Our training mission on this dark night was to engage and destroy “enemy tanks” in accordance with the regulations we’d been taught to abide by. The words “Enemy tank at 600 meters, at 12 o’clock” was followed by “Identified, engaged” and flowed freely from the gunner’s mouth without much thought. When had killing and destruction become so commonplace for us and was this normal? Was I supposed to feel something when the time came to shoot this weapon at a real person? But there wasn’t much time to think about this really. “Down gunner!” the cadre in charge of our Humvee yelled. He let us know that it was time to switch places. It was someone else’s turn to man the gun. My turn.

Even with all my bulky body armor on, my small size allowed me to move easily into the turret of the tank. The previous gunner didn’t have it so easy, the other soldiers in the vehicle had pulled and wrestled with his weight and size in order to fit him into the turret. He fell back into my previous seat and let out a loud sigh and I wondered if the same thoughts about killing were running through his head as well: Is this normal? Will I feel something when the time comes to actually shoot a person?

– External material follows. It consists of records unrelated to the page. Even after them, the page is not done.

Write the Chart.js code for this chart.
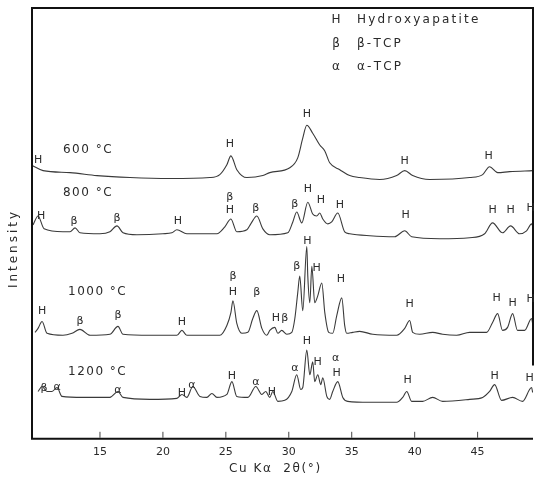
<!DOCTYPE html>
<html><head><meta charset="utf-8">
<script src="https://cdn.jsdelivr.net/npm/chart.js@4"></script>
<style>html,body{margin:0;padding:0;background:#fff}#wrap{width:539px;height:493px;position:relative}</style>
</head><body><div id="wrap"><canvas id="c"></canvas></div>
<script>
// 2θ (degrees) and intensity (a.u., above each pattern's own baseline)
const x600 = [9.65,10.48,12.62,14.76,17.38,20.56,23.73,24.52,25.08,25.40,25.87,26.67,27.94,28.49,30.08,30.71,31.11,31.43,31.90,32.46,32.86,33.25,34.05,34.84,35.63,37.22,38.57,39.21,39.84,41.19,44.37,45.40,45.95,46.59,47.54,49.37];
const y600 = [13,8,6,3,1,0,1,4,14,23,9,1,3,6,11,21,41,54,46,34,28,16,9,3,1,-1,3,8,3,-1,1,4,12,6,7,8];
const x800 = [9.68,10.08,10.56,12.06,12.62,13.02,13.41,15.00,15.79,16.35,16.83,17.94,20.00,20.71,21.11,21.90,24.29,24.92,25.40,25.87,26.67,26.98,27.46,27.94,28.49,29.92,30.32,30.63,31.03,31.51,31.90,32.22,32.46,32.70,33.10,33.41,33.89,34.44,34.84,36.43,38.41,39.21,39.76,41.98,44.37,45.56,46.19,46.98,47.62,48.33,48.89,49.29,49.37];
const y800 = [13,22,9,6,6,10,5,4,6,12,5,3,4,5,8,4,4,11,19,6,8,14,22,9,3,5,16,26,15,36,24,22,25,19,14,16,25,6,4,2,1,7,1,-1,0,4,15,5,12,4,7,14,12];
const x1000 = [9.84,10.08,10.40,10.79,12.06,12.78,13.41,14.21,15.79,16.43,16.83,18.97,21.11,21.51,21.90,24.52,25.08,25.40,25.56,25.87,26.27,26.75,27.14,27.46,27.86,28.25,28.49,28.89,29.13,29.44,29.84,30.24,30.48,30.71,30.87,31.11,31.43,31.51,31.67,31.83,32.06,32.30,32.62,32.86,33.17,33.49,33.81,34.21,34.44,34.60,35.08,35.63,36.67,38.57,39.21,39.60,39.84,40.40,41.43,42.22,43.33,44.37,45.71,46.19,46.59,46.98,47.38,47.78,48.17,48.73,49.29,49.37];
const y1000 = [3,7,14,2,0,2,6,0,1,9,1,0,0,5,0,0,10,23,35,12,2,3,17,25,7,0,5,8,2,5,1,3,17,43,60,25,90,60,33,70,33,40,53,23,3,2,20,38,10,2,3,4,1,0,7,15,3,1,3,1,0,3,3,13,22,5,8,22,5,5,17,12];
const x1200 = [10.08,10.40,10.79,11.19,11.59,11.98,13.65,15.79,16.43,16.83,18.97,21.11,21.51,21.90,22.38,22.94,23.49,23.89,24.29,25.08,25.48,25.87,26.75,27.38,27.86,28.17,28.49,28.73,29.13,29.68,30.24,30.63,30.95,31.11,31.43,31.67,31.90,32.06,32.30,32.54,32.70,33.02,33.25,33.49,33.89,34.29,34.68,36.43,38.57,39.05,39.37,39.76,40.63,41.43,42.22,44.37,45.40,45.95,46.35,46.90,47.78,48.57,49.29,49.37];
const y1200 = [9,14,9,9,13,4,3,3,9,3,1,2,6,3,14,4,3,7,3,6,19,4,3,14,6,9,3,9,-1,0,9,26,11,13,51,26,39,19,26,16,23,4,1,9,19,3,-1,-2,-2,3,9,-1,-1,3,-1,1,3,9,16,0,3,-1,13,8];

const tempLabels = ['600 °C','800 °C','1000 °C','1200 °C'];
const offsets = [264, 204, 105, 39];        // vertical stacking offset of each pattern (a.u.)
const tempLabelX = [12.06, 12.06, 12.46, 12.46];
const tempLabelY = [293, 249, 149, 68];

const xTicks = [15, 20, 25, 30, 35, 40, 45];
const xTitle = 'Cu Kα  2θ(°)';
const yTitle = 'Intensity';

const legendSymbols = ['H', 'β', 'α'];
const legendNames = ['Hydroxyapatite', 'β-TCP', 'α-TCP'];

// phase labels over peaks: 2θ, height (a.u., absolute), letter
const peakX = [10.08,25.32,31.43,39.21,45.87,
  10.32,12.94,16.35,21.19,25.32,25.32,27.38,30.48,31.51,32.54,34.05,39.29,46.19,47.62,49.21,
  10.40,13.41,16.43,21.51,25.56,25.56,27.46,28.97,29.68,30.63,31.47,32.22,34.13,39.60,46.51,47.78,49.21,
  10.56,11.59,16.43,21.51,22.30,25.48,27.38,28.65,30.48,31.43,32.30,33.73,33.81,39.44,46.35,49.13];
const peakY = [283,299,329,282,287,
  226,221,224,221,245,232,234,238,253,242,237,227,232,232,234,
  130,119,125,118,165,149,149,122,122,175,200,173,162,137,143,138,142,
  51,52,49,46,54,64,57,47,72,99,78,82,67,59,64,62];
const peakText = ['H','H','H','H','H',
  'H','β','β','H','β','H','β','β','H','H','H','H','H','H','H',
  'H','β','β','H','β','H','β','H','β','β','H','H','H','H','H','H','H',
  'β','α','α','H','α','H','α','H','α','H','H','α','H','H','H','H'];

const seriesX = [x600, x800, x1000, x1200];
const seriesY = [y600, y800, y1000, y1200];

const ink = '#2a2a2a';
const datasets = seriesX.map((xs, s) => ({
  label: tempLabels[s],
  data: xs.map((x, i) => ({x: x, y: seriesY[s][i] + offsets[s]})),
  borderColor: '#3a3a3a',
  borderWidth: 1.1,
  pointRadius: 0,
  cubicInterpolationMode: 'monotone',
  fill: false
}));

// draw text with manual extra spacing between characters
function spacedText(ctx, text, x, y, spacing, align) {
  const chars = Array.from(text);
  const widths = chars.map(c => ctx.measureText(c).width);
  const total = widths.reduce((s, w) => s + w, 0) + spacing * (chars.length - 1);
  let cx = align === 'center' ? x - total / 2 : x;
  const saved = ctx.textAlign;
  ctx.textAlign = 'left';
  chars.forEach((c, i) => { ctx.fillText(c, cx, y); cx += widths[i] + spacing; });
  ctx.textAlign = saved;
}

const overlay = {
  id: 'overlay',
  afterDraw(chart) {
    const {ctx, chartArea: a, scales: {x, y}} = chart;
    ctx.save();
    // frame
    ctx.strokeStyle = '#111';
    ctx.lineWidth = 2;
    ctx.beginPath();
    ctx.moveTo(a.left, a.bottom); ctx.lineTo(a.left, a.top); ctx.lineTo(a.right, a.top);
    ctx.lineTo(a.right, a.top + (a.bottom - a.top) * 0.83);
    ctx.moveTo(a.left - 1, a.bottom); ctx.lineTo(a.right, a.bottom);
    ctx.stroke();
    // inner tick marks
    ctx.lineWidth = 1;
    ctx.strokeStyle = '#444';
    xTicks.forEach(v => {
      const px = x.getPixelForValue(v);
      ctx.beginPath(); ctx.moveTo(px, a.bottom - 1); ctx.lineTo(px, a.bottom - 7); ctx.stroke();
    });
    ctx.fillStyle = ink;
    ctx.textBaseline = 'middle';
    // peak letters
    ctx.font = '11px "DejaVu Sans"';
    ctx.textAlign = 'center';
    peakText.forEach((t, i) => {
      ctx.fillText(t, x.getPixelForValue(peakX[i]), y.getPixelForValue(peakY[i]));
    });
    // temperature labels
    ctx.font = '12px "DejaVu Sans"';
    tempLabels.forEach((t, i) => {
      spacedText(ctx, t, x.getPixelForValue(tempLabelX[i]), y.getPixelForValue(tempLabelY[i]), 1.5, 'left');
    });
    // legend
    legendSymbols.forEach((sym, i) => {
      const yy = a.top + 12 + i * 23.5;
      spacedText(ctx, sym, a.left + 304, yy, 0, 'center');
      spacedText(ctx, legendNames[i], a.left + 325, yy, 2.2, 'left');
    });
    // x title
    spacedText(ctx, xTitle, (a.left + a.right) / 2 - 8, a.bottom + 30, 1.6, 'center');
    // y title
    ctx.save();
    ctx.translate(14, a.top + 242);
    ctx.rotate(-Math.PI / 2);
    spacedText(ctx, yTitle, 0, 0, 3, 'center');
    ctx.restore();
    ctx.restore();
  }
};

new Chart(document.getElementById('c'), {
  type: 'line',
  data: {datasets},
  options: {
    responsive: true,
    maintainAspectRatio: false,
    animation: false,
    layout: {padding: {left: 32, right: 6, top: 8, bottom: 27}},
    plugins: {legend: {display: false}, tooltip: {enabled: false}},
    scales: {
      x: {
        type: 'linear', min: 9.6, max: 49.4,
        afterBuildTicks: s => { s.ticks = xTicks.map(v => ({value: v})); },
        grid: {display: false, drawTicks: false},
        border: {display: false},
        ticks: {color: ink, font: {family: 'DejaVu Sans', size: 11}, padding: 7, maxRotation: 0, autoSkip: false},
        title: {display: false}
      },
      y: {display: false, min: 0, max: 437}
    }
  },
  plugins: [overlay]
});
</script>
</body></html>
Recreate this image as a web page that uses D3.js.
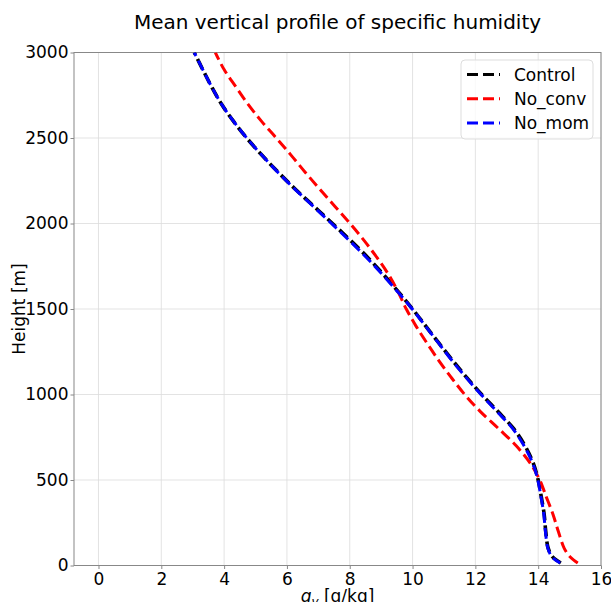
<!DOCTYPE html>
<html>
<head>
<meta charset="utf-8">
<script src="https://d3js.org/d3.v7.min.js"></script>
<style>
  body { margin: 0; background: #fff; }
  text { font-family: "DejaVu Sans", sans-serif; fill: #000; }
</style>
</head>
<body>
<div id="chart-area"></div>
<script>
// Mean vertical profile of specific humidity

var heights = [15, 50, 100, 200, 300, 400, 500, 600, 700, 800, 900, 1000,
    1100, 1200, 1300, 1400, 1500, 1600, 1700, 1800, 1900, 2000,
    2100, 2200, 2300, 2400, 2500, 2600, 2700, 2800, 2900, 3000];

var control = [14.72, 14.46, 14.32, 14.24, 14.19, 14.1, 14.0, 13.84, 13.58, 13.22, 12.72, 12.2,
    11.72, 11.27, 10.84, 10.42, 10.0, 9.55, 9.08, 8.58, 8.03, 7.45,
    6.86, 6.27, 5.72, 5.2, 4.72, 4.29, 3.91, 3.6, 3.32, 3.05];

var noConv = [15.26, 15.02, 14.83, 14.64, 14.47, 14.26, 14.05, 13.74, 13.3, 12.74, 12.16, 11.66,
    11.23, 10.83, 10.46, 10.11, 9.8, 9.54, 9.24, 8.87, 8.46, 8.01,
    7.53, 7.05, 6.58, 6.13, 5.66, 5.18, 4.75, 4.37, 4.0, 3.72];

var noMom = [14.7, 14.44, 14.31, 14.23, 14.18, 14.09, 13.99, 13.82, 13.55, 13.19, 12.69, 12.18,
    11.7, 11.25, 10.83, 10.41, 9.99, 9.53, 9.05, 8.54, 7.99, 7.42,
    6.84, 6.26, 5.71, 5.2, 4.72, 4.29, 3.91, 3.6, 3.32, 3.05];

var seriesNames = ["Control", "No_conv", "No_mom"];
var seriesColors = ["#000000", "#ff0000", "#0000ff"];
var seriesValues = [control, noConv, noMom];

var xTicks = [0, 2, 4, 6, 8, 10, 12, 14, 16];
var yTicks = [0, 500, 1000, 1500, 2000, 2500, 3000];

var margin = { left:74, right:10, top:52.5, bottom:36.5 },
    width = 611 - margin.left - margin.right,
    height = 602 - margin.top - margin.bottom;

var svg = d3.select("#chart-area").append("svg")
    .attr("width", 611)
    .attr("height", 602);

var g = svg.append("g")
    .attr("transform", "translate(" + margin.left + "," + margin.top + ")");

// Scales
var x = d3.scaleLinear().domain([-0.78, 16]).range([0, width]);
var y = d3.scaleLinear().domain([0, 3000]).range([height, 0]);

// Grid
g.append("g").selectAll("line").data(xTicks).enter().append("line")
    .attr("x1", function(d) { return x(d); })
    .attr("x2", function(d) { return x(d); })
    .attr("y1", 0).attr("y2", height)
    .attr("stroke", "#dcdcdc").attr("stroke-width", 0.8);
g.append("g").selectAll("line").data(yTicks).enter().append("line")
    .attr("y1", function(d) { return y(d); })
    .attr("y2", function(d) { return y(d); })
    .attr("x1", 0).attr("x2", width)
    .attr("stroke", "#dcdcdc").attr("stroke-width", 0.8);

// Axes
var xAxisCall = d3.axisBottom(x).tickValues(xTicks).tickSize(3.5).tickPadding(4)
    .tickFormat(d3.format("d"));
var yAxisCall = d3.axisLeft(y).tickValues(yTicks).tickSize(3.5).tickPadding(2)
    .tickFormat(d3.format("d"));

var xAxis = g.append("g")
    .attr("transform", "translate(0," + height + ")")
    .call(xAxisCall);
var yAxis = g.append("g").call(yAxisCall);

[xAxis, yAxis].forEach(function(a) {
    a.select(".domain").remove();
    a.selectAll(".tick line").attr("stroke", "#888");
    a.selectAll(".tick text")
        .attr("font-family", "DejaVu Sans")
        .attr("font-size", "17px")
        .attr("fill", "#000");
});

// Frame
g.append("rect")
    .attr("width", width).attr("height", height)
    .attr("fill", "none").attr("stroke", "#888").attr("stroke-width", 1);

// Lines
var line = d3.line()
    .curve(d3.curveCatmullRom)
    .x(function(d) { return x(d.v); })
    .y(function(d) { return y(d.h); });

g.append("defs").append("clipPath").attr("id", "clip")
    .append("rect").attr("width", width).attr("height", height);

// dash phases differ a little so the overlapping black and blue both show
var dashOffsets = [0, 0, 2.5];

seriesValues.forEach(function(vals, i) {
    var pts = heights.map(function(h, k) { return { h: h, v: vals[k] }; });
    g.append("path")
        .attr("clip-path", "url(#clip)")
        .attr("d", line(pts))
        .attr("fill", "none")
        .attr("stroke", seriesColors[i])
        .attr("stroke-width", i == 0 ? 3.6 : 3)
        .attr("stroke-dasharray", "11,5")
        .attr("stroke-dashoffset", dashOffsets[i]);
});

// Legend
var legend = svg.append("g").attr("transform", "translate(461,60)");
legend.append("rect")
    .attr("width", 132).attr("height", 79)
    .attr("rx", 4)
    .attr("fill", "#fff").attr("fill-opacity", 0.8)
    .attr("stroke", "#ddd");
seriesNames.forEach(function(name, i) {
    var ly = 14.5 + i * 24.3;
    legend.append("line")
        .attr("x1", 6).attr("x2", 39)
        .attr("y1", ly).attr("y2", ly)
        .attr("stroke", seriesColors[i])
        .attr("stroke-width", 3)
        .attr("stroke-dasharray", "11,5");
    legend.append("text")
        .attr("x", 53).attr("y", ly + 6)
        .attr("font-size", "17px")
        .text(name);
});

// Title and axis labels
svg.append("text")
    .attr("x", margin.left + width / 2).attr("y", 29)
    .attr("text-anchor", "middle")
    .attr("font-size", "20px")
    .text("Mean vertical profile of specific humidity");

svg.append("text")
    .attr("transform", "rotate(-90)")
    .attr("x", -(margin.top + height / 2)).attr("y", 25)
    .attr("text-anchor", "middle")
    .attr("font-size", "17px")
    .text("Height [m]");

var xl = svg.append("text")
    .attr("x", margin.left + width / 2).attr("y", 602)
    .attr("text-anchor", "middle")
    .attr("font-size", "17px");
xl.append("tspan").attr("font-style", "italic").text("q");
xl.append("tspan").attr("font-style", "italic").attr("font-size", "12px").attr("dy", 4).text("v");
xl.append("tspan").attr("dy", -4).text(" [g/kg]");
</script>
</body>
</html>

I surveyed my surroundings from my new place in the tank. Blackness was everywhere and broken only by a tracer round streaking through the night or from an occasional grenade flash nearby. “More ammo!” I yelled, my voice scratchy. I was practicing my killing skills. Early in my military career I’d gotten used to the fact that I would spend a ridiculous amount of time practicing killing on various ranges. There were dozens of weapons to qualify

for. This particular range was designed to allow gunners time on the turret of a Humvee, time to become familiar with the feel of weapons firing in their hands. It’s a powerful feeling to have a weapon at your command. It’s liberating and suffocating.

I loaded my weapon with a belt of ammo and closed the feed tray. The butt stock was smooth under my gloved hand. I felt for the best grip and hand placement around the gun. The range was surprisingly quiet. Gunners ceased fire. I placed my weapon onto the trigger and identified my target. I imagined the tanks in the distance to be the enemy; people who wanted me dead. I never felt rage like some soldiers did when they thought about the enemy. I didn’t feel much of anything about the enemy really. Was this a sign of cold- heartedness, or, a coping mechanism? I’m not sure it mattered either way.

The cadre jumped on top of the hood and inspected the weapon to make sure I’d loaded it correctly. I waited for the magic words, my finger on the trigger. “Enemy tank in the open, 400 meters, 12 o’clock. Identified. Engaged.” Pulling back in one smooth motion against the trigger weld, bullets exploded from the barrel into the night. The only indicator that I had actually hit my target was the cascade of brilliant sparks that illuminated the berms on the lane. Five to seven round bursts were the standard for the M249 SAW and to count this number in my head I chanted the words, “Die, motherfucker, die. Die, motherfucker, die.”

Finally, I ran out of ammo. The barrel of the weapon glowed a faint orange, and raindrops made slight sizzling noises as they fell onto the hot metal. The cadre barked for me to clear the weapon of bullets, but it was already done. I exited the turret and the next soldier made his way up to repeat the same drill. I sat in the seat he’d just vacated in my body armor and listened to the music of the battlefield. A grenade’s flash lit up the dark sky like lightening. It was just enough light to see the silhouette of an abandoned tank off in the distance. Raindrops beat against my armor and made small clinking noises against the metal. I thought about the first time I shot a weapon in Basic Training. My M16 was old and beat up, but got the job done. At first, I was afraid of the rifle’s weight and of what the weapon could do. But it wasn’t long until I realized that a weapon is servant to its handler. A weapon will only do what it is told to do.